Source code of charts:
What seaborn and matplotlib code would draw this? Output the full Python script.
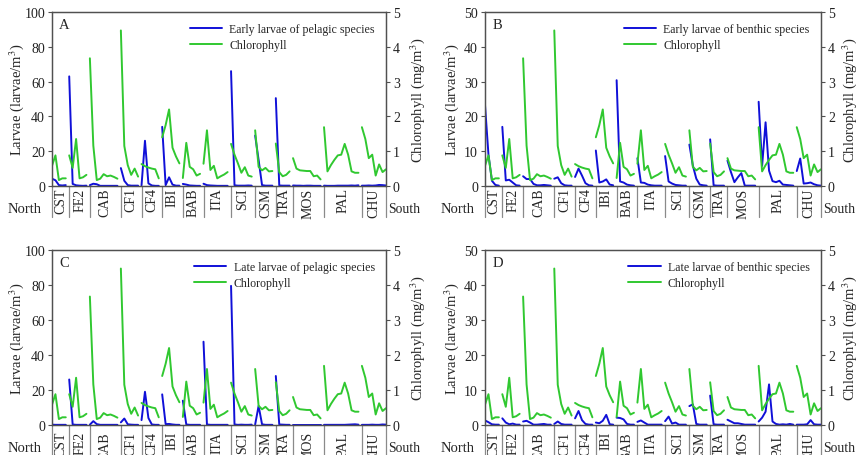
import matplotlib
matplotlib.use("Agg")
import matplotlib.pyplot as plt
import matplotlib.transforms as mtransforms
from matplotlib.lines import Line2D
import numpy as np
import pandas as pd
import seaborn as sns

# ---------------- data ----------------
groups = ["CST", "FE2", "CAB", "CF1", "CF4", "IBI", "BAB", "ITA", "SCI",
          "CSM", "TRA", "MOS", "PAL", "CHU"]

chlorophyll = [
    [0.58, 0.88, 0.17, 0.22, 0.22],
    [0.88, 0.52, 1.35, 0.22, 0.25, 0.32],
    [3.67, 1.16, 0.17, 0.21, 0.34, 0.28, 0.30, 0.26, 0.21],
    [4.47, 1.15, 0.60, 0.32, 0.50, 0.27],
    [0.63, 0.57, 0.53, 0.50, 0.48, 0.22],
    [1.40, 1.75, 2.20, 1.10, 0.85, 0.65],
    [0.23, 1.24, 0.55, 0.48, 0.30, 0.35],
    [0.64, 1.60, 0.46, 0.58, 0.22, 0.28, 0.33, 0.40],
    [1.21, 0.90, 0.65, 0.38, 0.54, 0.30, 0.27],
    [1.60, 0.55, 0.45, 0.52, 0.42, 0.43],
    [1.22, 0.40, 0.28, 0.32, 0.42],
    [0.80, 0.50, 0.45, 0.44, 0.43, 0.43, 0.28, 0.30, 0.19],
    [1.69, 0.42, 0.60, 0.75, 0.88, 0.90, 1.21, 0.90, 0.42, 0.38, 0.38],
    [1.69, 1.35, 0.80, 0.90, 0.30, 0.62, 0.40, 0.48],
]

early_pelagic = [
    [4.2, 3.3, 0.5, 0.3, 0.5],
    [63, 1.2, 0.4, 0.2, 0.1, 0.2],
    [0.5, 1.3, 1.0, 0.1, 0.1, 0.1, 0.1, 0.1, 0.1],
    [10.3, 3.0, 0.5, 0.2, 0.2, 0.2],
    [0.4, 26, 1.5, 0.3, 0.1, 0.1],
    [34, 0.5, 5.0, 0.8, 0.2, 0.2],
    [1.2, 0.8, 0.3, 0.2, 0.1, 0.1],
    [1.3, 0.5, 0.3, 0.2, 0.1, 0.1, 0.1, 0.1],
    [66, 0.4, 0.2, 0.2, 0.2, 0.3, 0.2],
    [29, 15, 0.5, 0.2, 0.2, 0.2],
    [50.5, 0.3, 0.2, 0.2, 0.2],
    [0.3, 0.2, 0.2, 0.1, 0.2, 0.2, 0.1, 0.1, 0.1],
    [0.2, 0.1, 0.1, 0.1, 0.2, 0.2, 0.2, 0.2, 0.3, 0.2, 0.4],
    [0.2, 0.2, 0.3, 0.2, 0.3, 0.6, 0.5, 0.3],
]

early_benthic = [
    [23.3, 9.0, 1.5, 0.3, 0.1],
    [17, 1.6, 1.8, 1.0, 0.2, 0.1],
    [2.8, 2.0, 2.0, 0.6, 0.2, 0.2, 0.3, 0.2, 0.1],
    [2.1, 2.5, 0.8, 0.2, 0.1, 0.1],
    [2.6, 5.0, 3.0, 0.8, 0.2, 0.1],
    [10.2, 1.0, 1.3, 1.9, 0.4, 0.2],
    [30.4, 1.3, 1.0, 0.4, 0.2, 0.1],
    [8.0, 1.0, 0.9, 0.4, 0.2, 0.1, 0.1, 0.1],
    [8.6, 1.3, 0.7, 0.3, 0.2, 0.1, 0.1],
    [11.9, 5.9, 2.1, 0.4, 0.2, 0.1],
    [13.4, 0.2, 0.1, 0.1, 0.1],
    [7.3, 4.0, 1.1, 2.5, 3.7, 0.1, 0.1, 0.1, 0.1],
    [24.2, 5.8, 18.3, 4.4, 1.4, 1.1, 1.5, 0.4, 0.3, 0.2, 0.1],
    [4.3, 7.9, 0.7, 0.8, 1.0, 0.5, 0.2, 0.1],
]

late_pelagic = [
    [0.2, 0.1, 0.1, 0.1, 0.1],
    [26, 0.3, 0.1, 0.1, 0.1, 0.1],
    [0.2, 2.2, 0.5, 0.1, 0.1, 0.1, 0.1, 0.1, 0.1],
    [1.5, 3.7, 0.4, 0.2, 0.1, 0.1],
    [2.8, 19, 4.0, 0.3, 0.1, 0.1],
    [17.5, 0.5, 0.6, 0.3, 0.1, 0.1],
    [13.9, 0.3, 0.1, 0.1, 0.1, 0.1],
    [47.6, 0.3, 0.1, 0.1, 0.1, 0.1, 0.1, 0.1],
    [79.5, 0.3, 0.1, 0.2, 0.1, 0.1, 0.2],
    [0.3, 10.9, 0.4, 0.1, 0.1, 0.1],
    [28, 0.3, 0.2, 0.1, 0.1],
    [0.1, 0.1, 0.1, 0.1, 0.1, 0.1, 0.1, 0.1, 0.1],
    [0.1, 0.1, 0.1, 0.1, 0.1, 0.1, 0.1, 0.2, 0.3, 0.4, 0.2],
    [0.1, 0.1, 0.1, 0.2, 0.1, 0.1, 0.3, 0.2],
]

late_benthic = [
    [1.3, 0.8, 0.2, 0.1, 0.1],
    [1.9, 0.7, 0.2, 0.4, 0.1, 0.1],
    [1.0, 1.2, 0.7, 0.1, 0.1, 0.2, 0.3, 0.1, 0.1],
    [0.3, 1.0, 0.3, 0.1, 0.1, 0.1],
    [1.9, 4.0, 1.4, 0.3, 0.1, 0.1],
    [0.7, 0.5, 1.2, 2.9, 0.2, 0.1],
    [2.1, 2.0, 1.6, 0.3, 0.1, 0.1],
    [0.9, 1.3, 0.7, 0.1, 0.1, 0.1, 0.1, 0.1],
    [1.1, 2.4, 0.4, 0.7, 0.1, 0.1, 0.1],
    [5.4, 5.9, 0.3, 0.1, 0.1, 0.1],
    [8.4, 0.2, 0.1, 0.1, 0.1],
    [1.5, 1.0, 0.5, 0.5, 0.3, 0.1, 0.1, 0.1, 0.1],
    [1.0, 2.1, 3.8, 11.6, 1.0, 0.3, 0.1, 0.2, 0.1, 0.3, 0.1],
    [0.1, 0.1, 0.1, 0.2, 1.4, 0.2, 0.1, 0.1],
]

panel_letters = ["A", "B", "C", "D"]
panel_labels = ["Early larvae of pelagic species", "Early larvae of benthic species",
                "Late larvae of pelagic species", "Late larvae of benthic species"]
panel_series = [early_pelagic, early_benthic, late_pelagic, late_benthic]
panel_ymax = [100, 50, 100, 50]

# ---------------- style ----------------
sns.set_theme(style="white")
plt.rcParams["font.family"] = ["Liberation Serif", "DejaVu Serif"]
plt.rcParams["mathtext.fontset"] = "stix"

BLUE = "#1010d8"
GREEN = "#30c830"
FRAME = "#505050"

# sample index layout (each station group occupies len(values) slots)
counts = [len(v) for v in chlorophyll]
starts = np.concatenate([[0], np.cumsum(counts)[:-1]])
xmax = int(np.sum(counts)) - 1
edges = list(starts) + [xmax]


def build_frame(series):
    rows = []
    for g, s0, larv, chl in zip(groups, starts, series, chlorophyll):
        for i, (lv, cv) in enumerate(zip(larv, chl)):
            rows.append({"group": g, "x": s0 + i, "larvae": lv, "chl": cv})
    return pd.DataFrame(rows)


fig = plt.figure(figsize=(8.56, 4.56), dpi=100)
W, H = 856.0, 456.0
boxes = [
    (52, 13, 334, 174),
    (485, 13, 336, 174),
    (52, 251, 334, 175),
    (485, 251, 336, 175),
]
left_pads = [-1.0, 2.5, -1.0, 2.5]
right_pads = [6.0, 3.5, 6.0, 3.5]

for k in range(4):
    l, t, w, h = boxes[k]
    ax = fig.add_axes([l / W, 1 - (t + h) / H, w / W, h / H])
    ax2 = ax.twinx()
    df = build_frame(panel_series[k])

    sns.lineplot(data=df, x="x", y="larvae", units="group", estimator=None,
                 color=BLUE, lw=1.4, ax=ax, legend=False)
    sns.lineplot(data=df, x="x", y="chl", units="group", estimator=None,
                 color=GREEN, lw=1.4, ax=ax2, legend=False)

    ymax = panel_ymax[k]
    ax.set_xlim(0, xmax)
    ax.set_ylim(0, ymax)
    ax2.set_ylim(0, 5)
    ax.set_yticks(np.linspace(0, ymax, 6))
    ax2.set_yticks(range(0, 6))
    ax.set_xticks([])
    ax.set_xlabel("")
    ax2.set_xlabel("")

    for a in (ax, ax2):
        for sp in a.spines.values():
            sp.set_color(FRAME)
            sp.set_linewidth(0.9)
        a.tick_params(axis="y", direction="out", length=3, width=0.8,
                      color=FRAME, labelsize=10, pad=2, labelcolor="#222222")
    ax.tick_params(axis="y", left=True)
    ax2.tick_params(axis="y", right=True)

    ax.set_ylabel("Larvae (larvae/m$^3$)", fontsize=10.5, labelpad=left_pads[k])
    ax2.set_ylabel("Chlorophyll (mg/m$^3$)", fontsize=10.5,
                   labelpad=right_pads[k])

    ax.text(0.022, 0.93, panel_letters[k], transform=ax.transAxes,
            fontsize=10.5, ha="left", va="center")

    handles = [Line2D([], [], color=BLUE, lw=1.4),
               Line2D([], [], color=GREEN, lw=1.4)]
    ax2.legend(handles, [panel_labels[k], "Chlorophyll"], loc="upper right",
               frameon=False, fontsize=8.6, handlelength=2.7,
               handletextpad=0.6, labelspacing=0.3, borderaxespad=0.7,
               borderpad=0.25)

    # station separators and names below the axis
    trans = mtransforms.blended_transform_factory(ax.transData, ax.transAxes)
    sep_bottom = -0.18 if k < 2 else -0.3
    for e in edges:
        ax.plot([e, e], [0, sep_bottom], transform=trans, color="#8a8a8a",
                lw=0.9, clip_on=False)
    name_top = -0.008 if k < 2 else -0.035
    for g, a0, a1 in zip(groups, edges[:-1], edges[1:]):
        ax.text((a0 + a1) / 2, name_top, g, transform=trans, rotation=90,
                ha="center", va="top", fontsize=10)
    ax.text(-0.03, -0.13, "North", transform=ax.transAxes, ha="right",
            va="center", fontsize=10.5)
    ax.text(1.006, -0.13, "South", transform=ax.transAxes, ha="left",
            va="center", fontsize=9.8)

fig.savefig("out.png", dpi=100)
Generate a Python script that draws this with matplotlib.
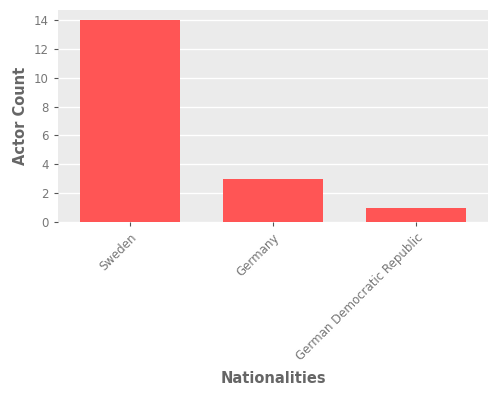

*TASK TO COMPLETE*: Begin at the top of the material above and output each line exactly, stopping after the line that holds "import seaborn as sns". Leave out pictures.

*ANSWER*:
What seaborn and matplotlib code would draw this? Output the full Python script.
import matplotlib
matplotlib.use("Agg")
import matplotlib.pyplot as plt
import matplotlib.transforms as mtransforms
from matplotlib.lines import Line2D
import numpy as np
import pandas as pd
import seaborn as sns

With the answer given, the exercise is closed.